Tuesday, December 23, 2008

Peopleness

I sit here to write something interesting, thought provoking, fruitful, a literary piece of art! (literally!) But all I am stuck with is some kind of 'people' block. Ya, you heard me right! Oh how I wish, it was writer's block. I could probably put some words together and drive it away. But this... this is beyond me. So before it gets the best of me and makes me mentally unstable (ya rite! like that's gonna happen anytime soon :) ) lemme just get it out with.

I donno why, but lately I have been noticing people, a lot of people, and in almost every sense. When I was young, I was told it was impolite to stare. But in those odd events of someone staring at me, I stared back too. Maybe I was just trying to figure out what they were really staring at, and this scared the hell out of them, much to my pleasure. Of course, I try to avoid doing that now :) lest I wanna get beat up by them! But lately, some instances of bestowed wisdom has led me to politely 'look' and take a few notes of people around me. Even strangers for that matter. And after a few weeks of profound people looking... I am proud to say that I have made some amazing discoveries and found out answers to the questions I have long asked myself, the first of which is - Why are people the way they are?

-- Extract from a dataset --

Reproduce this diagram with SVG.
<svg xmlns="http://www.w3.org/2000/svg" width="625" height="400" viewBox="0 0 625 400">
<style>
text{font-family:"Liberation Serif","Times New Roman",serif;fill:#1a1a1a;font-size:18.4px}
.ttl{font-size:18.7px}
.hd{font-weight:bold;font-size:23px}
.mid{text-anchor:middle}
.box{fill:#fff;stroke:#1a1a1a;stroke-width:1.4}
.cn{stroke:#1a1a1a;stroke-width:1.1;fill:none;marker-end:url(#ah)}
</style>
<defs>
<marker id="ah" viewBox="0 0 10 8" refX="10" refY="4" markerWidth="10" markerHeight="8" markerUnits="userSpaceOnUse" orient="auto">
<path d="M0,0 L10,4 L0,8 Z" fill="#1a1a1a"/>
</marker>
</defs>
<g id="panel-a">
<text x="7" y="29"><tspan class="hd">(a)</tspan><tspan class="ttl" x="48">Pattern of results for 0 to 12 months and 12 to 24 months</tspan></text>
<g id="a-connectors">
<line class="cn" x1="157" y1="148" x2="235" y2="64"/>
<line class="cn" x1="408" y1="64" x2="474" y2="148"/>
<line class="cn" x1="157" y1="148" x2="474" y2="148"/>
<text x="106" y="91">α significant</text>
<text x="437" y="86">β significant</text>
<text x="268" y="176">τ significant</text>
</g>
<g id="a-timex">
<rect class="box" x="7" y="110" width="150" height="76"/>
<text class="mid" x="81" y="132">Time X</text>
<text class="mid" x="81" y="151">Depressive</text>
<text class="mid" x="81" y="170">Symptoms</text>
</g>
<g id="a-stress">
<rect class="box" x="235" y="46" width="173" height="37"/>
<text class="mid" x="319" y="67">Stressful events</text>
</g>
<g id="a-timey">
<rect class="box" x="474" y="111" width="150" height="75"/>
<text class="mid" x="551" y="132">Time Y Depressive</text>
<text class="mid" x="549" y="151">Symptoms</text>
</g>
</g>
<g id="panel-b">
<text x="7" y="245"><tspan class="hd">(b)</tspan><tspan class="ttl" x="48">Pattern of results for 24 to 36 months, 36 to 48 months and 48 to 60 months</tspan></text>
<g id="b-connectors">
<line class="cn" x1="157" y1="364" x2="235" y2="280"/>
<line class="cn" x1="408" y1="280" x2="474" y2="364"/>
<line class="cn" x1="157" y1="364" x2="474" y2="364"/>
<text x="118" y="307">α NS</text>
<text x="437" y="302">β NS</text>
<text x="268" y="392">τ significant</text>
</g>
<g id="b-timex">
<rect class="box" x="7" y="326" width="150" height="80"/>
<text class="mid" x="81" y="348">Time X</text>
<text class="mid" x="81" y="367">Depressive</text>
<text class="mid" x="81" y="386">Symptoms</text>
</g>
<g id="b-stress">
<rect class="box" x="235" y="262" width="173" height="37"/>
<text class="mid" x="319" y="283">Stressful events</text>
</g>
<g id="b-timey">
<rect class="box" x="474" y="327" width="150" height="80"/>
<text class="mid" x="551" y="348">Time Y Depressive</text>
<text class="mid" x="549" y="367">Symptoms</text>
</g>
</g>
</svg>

I know its kinda rude to say this, but say I must - everyone (including you & me) is as smart or dumb as the other person. Just that sometimes there are exceptions to the degree of these qualities, with some possessing more of a thing than they require ;) I can safely say that I have come across an incredible collection of people - the smarty-panters, prouders, milders, walk-on-ers, irritaters, genuiners, fakers, lazers, inquisitors, butt-ers (pardon my French! :-D), dumb ass-ers, jokers, sincere-ers, eternal charmers, intelligenters, selfishers, cowarders and downright insaners! I know, I know, I am probably being disrespectful to people... by calling them the wrong names :) But I'm actually glad that I did this small exercise of mine, just out of curiosity and have found out something invaluable. Remember the question I asked earlier? Ya, you could probably trace the lineage of the dog on the street much faster than find the answer to that question:)

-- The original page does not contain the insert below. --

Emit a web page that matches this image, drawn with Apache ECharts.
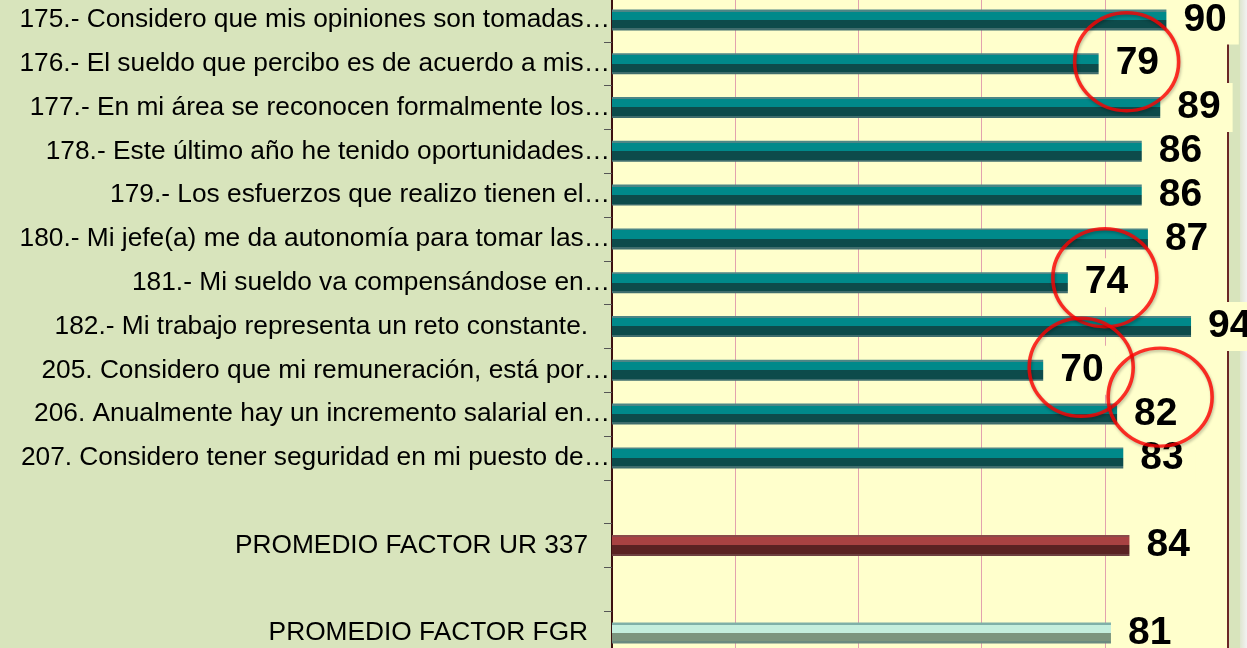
<!DOCTYPE html>
<html>
<head>
<meta charset="utf-8">
<title>Reactivos</title>
<script src="https://cdn.jsdelivr.net/npm/echarts@6/dist/echarts.min.js"></script>
<style>
  html, body { margin: 0; padding: 0; background: #d8e4bc; }
  #main { width: 1247px; height: 648px; }
</style>
</head>
<body>
<div id="main"></div>
<script>
// reactivos (etiquetas tal como salen, recortadas)
var categorias = [
    '175.- Considero que mis opiniones son tomadas…',
    '176.- El sueldo que percibo es de acuerdo a mis…',
    '177.- En mi área se reconocen formalmente los…',
    '178.- Este último año he tenido oportunidades…',
    '179.- Los esfuerzos que realizo tienen el…',
    '180.- Mi jefe(a) me da autonomía para tomar las…',
    '181.- Mi sueldo va compensándose en…',
    '182.- Mi trabajo representa un reto constante.   ',
    '205. Considero que mi remuneración, está por…',
    '206. Anualmente hay un incremento salarial en…',
    '207. Considero tener seguridad en mi puesto de…',
    ' ',
    'PROMEDIO FACTOR UR 337   ',
    '  ',
    'PROMEDIO FACTOR FGR   '
];
var valores = [90, 79, 89, 86, 86, 87, 74, 94, 70, 82, 83];
var promedioUR = 84;
var promedioFGR = 81;
// reactivos marcados con circulo rojo
var marcados = [1, 6, 8, 9];

// colores tipo "bisel" de excel
function bisel(borde, claro, oscuro, borde2) {
    return new echarts.graphic.LinearGradient(0, 0, 0, 1, [
        { offset: 0, color: borde }, { offset: 0.1, color: borde },
        { offset: 0.1, color: claro }, { offset: 0.5, color: claro },
        { offset: 0.5, color: oscuro }, { offset: 0.9, color: oscuro },
        { offset: 0.9, color: borde2 }, { offset: 1, color: borde2 }
    ]);
}
var colorReactivo = bisel('#4d8686', '#00898a', '#0d4b4b', '#3f6d6d');
var colorUR = bisel('#8a4a4a', '#a84242', '#5a2222', '#6e4040');
var colorFGR = bisel('#7fb0a8', '#c4eedd', '#7c957e', '#6a8a80');

var datosBarras = [];
for (var i = 0; i < valores.length; i++) {
    datosBarras.push({ value: valores[i], itemStyle: { color: colorReactivo } });
}
datosBarras.push(null);
datosBarras.push({ value: promedioUR, itemStyle: { color: colorUR } });
datosBarras.push(null);
datosBarras.push({ value: promedioFGR, itemStyle: { color: colorFGR } });

// circulos alrededor de las etiquetas
var desfaseCirculo = [[28, -2], [37, -5], [38, -3], [43, -17]];
var datosCirculos = [];
for (var k = 0; k < marcados.length; k++) {
    datosCirculos.push({
        value: [valores[marcados[k]], marcados[k]],
        symbolOffset: desfaseCirculo[k]
    });
}

var oChart = echarts.init(document.getElementById('main'));
var opt = {
    backgroundColor: '#d8e4bc',
    animation: false,
    textStyle: { fontFamily: 'Liberation Sans' },
    grid: {
        show: true,
        left: 612,
        right: 19,
        top: -2,
        bottom: -7,
        outerBoundsMode: 'none',
        containLabel: false,
        backgroundColor: '#ffffcc',
        borderColor: '#6b2626',
        borderWidth: 2
    },
    xAxis: {
        type: 'value',
        min: 0,
        max: 100,
        interval: 20,
        axisLabel: { show: false },
        axisLine: { show: false },
        axisTick: { show: false },
        splitLine: {
            show: true,
            showMinLine: false,
            showMaxLine: false,
            lineStyle: { color: '#e2a2ae', width: 1 }
        }
    },
    yAxis: {
        type: 'category',
        inverse: true,
        data: categorias,
        axisLine: { show: true, lineStyle: { color: '#3d1010', width: 2 } },
        axisTick: { show: true, length: 8, lineStyle: { color: '#555555' } },
        axisLabel: {
            color: '#000',
            fontSize: 26.3,
            fontFamily: 'Liberation Sans',
            margin: 2
        }
    },
    series: [{
        type: 'bar',
        barWidth: 21,
        data: datosBarras,
        label: {
            show: true,
            position: 'right',
            distance: 12,
            color: '#000',
            fontSize: 39,
            fontWeight: 'bold',
            fontFamily: 'Liberation Sans',
            backgroundColor: '#ffffcc',
            padding: [5, 12, 5, 5]
        }
    }, {
        type: 'scatter',
        symbol: 'circle',
        symbolSize: [104, 98],
        z: 5,
        silent: true,
        itemStyle: {
            color: 'rgba(0,0,0,0)',
            borderColor: '#ff0000',
            borderWidth: 3.5,
            shadowBlur: 3,
            shadowColor: 'rgba(0,0,0,0.3)',
            shadowOffsetX: 1,
            shadowOffsetY: 2
        },
        data: datosCirculos
    }],
    graphic: [{
        type: 'rect',
        right: 0,
        top: 0,
        shape: { width: 7, height: 648 },
        style: {
            fill: new echarts.graphic.LinearGradient(0, 0, 1, 0, [
                { offset: 0, color: '#dfe6d0' }, { offset: 1, color: '#f2f2f2' }
            ])
        },
        z: -1
    }]
};
oChart.setOption(opt);
</script>
</body>
</html>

So why are people the way they are?? Cause they have nothing better to do than be that. You know, people are truly not what they make themselves out to be. You might ask - "You found that out now???" Ya well, sorry, I was a little slow on the uptake. Another thing that I found out was, how other people are fooled into thinking that someone is such and such when I can clearly see for what they really are, or even why they are what they are? No, no, I don't possess any special powers, but I think I can pride myself in possessing a pure heart, which might be the reason why I can see into people, or so I think :) The thing that really pisses me off is the audacity that such kind of people have to tell you that you are wrong and they are right. I used to get majorly pissed off in my initial days of meeting such people. An incident like this would ruin my whole day and keep me enraged. But now, I just let them think that they are right. I know better!

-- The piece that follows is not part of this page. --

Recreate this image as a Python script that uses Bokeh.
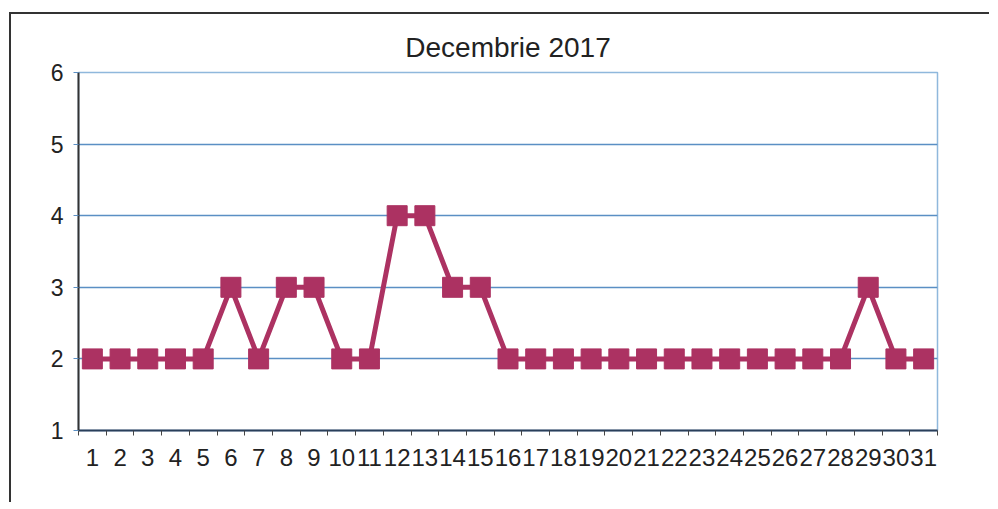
from bokeh.plotting import figure
from bokeh.models import FixedTicker, Range1d
from bokeh.embed import file_html
from bokeh.resources import INLINE

days = list(range(1, 32))
values = [2, 2, 2, 2, 2, 3, 2, 3, 3, 2, 2, 4, 4, 3, 3, 2, 2, 2, 2, 2,
          2, 2, 2, 2, 2, 2, 2, 2, 3, 2, 2]
y_ticks = [1, 2, 3, 4, 5, 6]
title_text = "Decembrie 2017"

line_color = "#ac3262"

p = figure(width=980, height=490, output_backend="svg", toolbar_location=None,
           x_range=Range1d(0.5, 31.5), y_range=Range1d(1, 6),
           min_border_left=67, min_border_right=54, min_border_top=58,
           min_border_bottom=74, title=title_text)
p.margin = (12, 0, 0, 9)
p.styles = {"border-top": "2px solid #333", "border-left": "2px solid #333"}

p.title.align = "center"
p.title.text_font = "Liberation Sans"
p.title.text_font_size = "28px"
p.title.text_font_style = "normal"
p.title.text_color = "#222222"
p.title.standoff = 19

p.line(days, values, line_color=line_color, line_width=5)
p.scatter(days, values, marker="square", size=20, fill_color=line_color,
          line_color=line_color)

p.outline_line_color = "#8fb8dc"
p.outline_line_width = 1.5

p.xgrid.grid_line_color = None
p.ygrid.ticker = FixedTicker(ticks=y_ticks)
p.ygrid.grid_line_color = "#5a8fc4"
p.ygrid.grid_line_width = 1.5

p.xaxis.ticker = FixedTicker(ticks=days, minor_ticks=[d + 0.5 for d in range(0, 32)])
p.xaxis.major_tick_out = 0
p.xaxis.major_tick_in = 0
p.xaxis.minor_tick_out = 5
p.xaxis.minor_tick_in = 0
p.xaxis.axis_line_color = "#2a3f5a"
p.xaxis.axis_line_width = 2
p.xaxis.minor_tick_line_color = "#444444"
p.xaxis.major_label_text_font = "Liberation Sans"
p.xaxis.major_label_text_font_size = "24px"
p.xaxis.major_label_text_color = "#222222"
p.xaxis.major_label_standoff = 13

p.yaxis.ticker = FixedTicker(ticks=y_ticks, minor_ticks=[])
p.yaxis.major_tick_out = 5
p.yaxis.major_tick_in = 0
p.yaxis.axis_line_color = "#333333"
p.yaxis.axis_line_width = 2
p.yaxis.major_tick_line_color = "#5a8fc4"
p.yaxis.major_label_text_font = "Liberation Sans"
p.yaxis.major_label_text_font_size = "23px"
p.yaxis.major_label_text_color = "#222222"
p.yaxis.major_label_standoff = 10

open("out.html", "w").write(file_html(p, INLINE))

I used to think that being something other than what you really are is a bad thing to do. But lately, I have found that that is the only thing you can do, if you want to keep your identity (and sanity). I have always believed, that there is nothing in this world that someone cannot do. And this is one of them. There is no reason why you should not be yourself. But when putting your identity, your values, the things you hold sacred, on the sacrificial line, I would think that saving those are better than saving yourself. It may sound totally unethical and selfish (after all I am all for selfishness :)), but with people such as the ones I mentioned above, there is absolutely no way that you are going to be able to present the real you. So why bother? And for that matter, why even bother about them? They are probably doing the same thing to you.

If you feel that at least in knowing the people who really matter to us, we must invest that extra time and effort to find out who they are really are, rather than just believing what they portray, then maybe it makes sense. But the point here is how far are you willing to believe them and anyone for that matter. Especially those downright insaner types. How far are you willing to invest on them to really know them? And do you really want to?

Maybe this might be close to what I am trying to convey - "Know what I pray for? The strength to change what I can, the inability to accept what I can't and the incapacity to tell the difference." In case you're wondering, this comes from a 6-year old kid in a popular comic strip. Pretty neat, huh?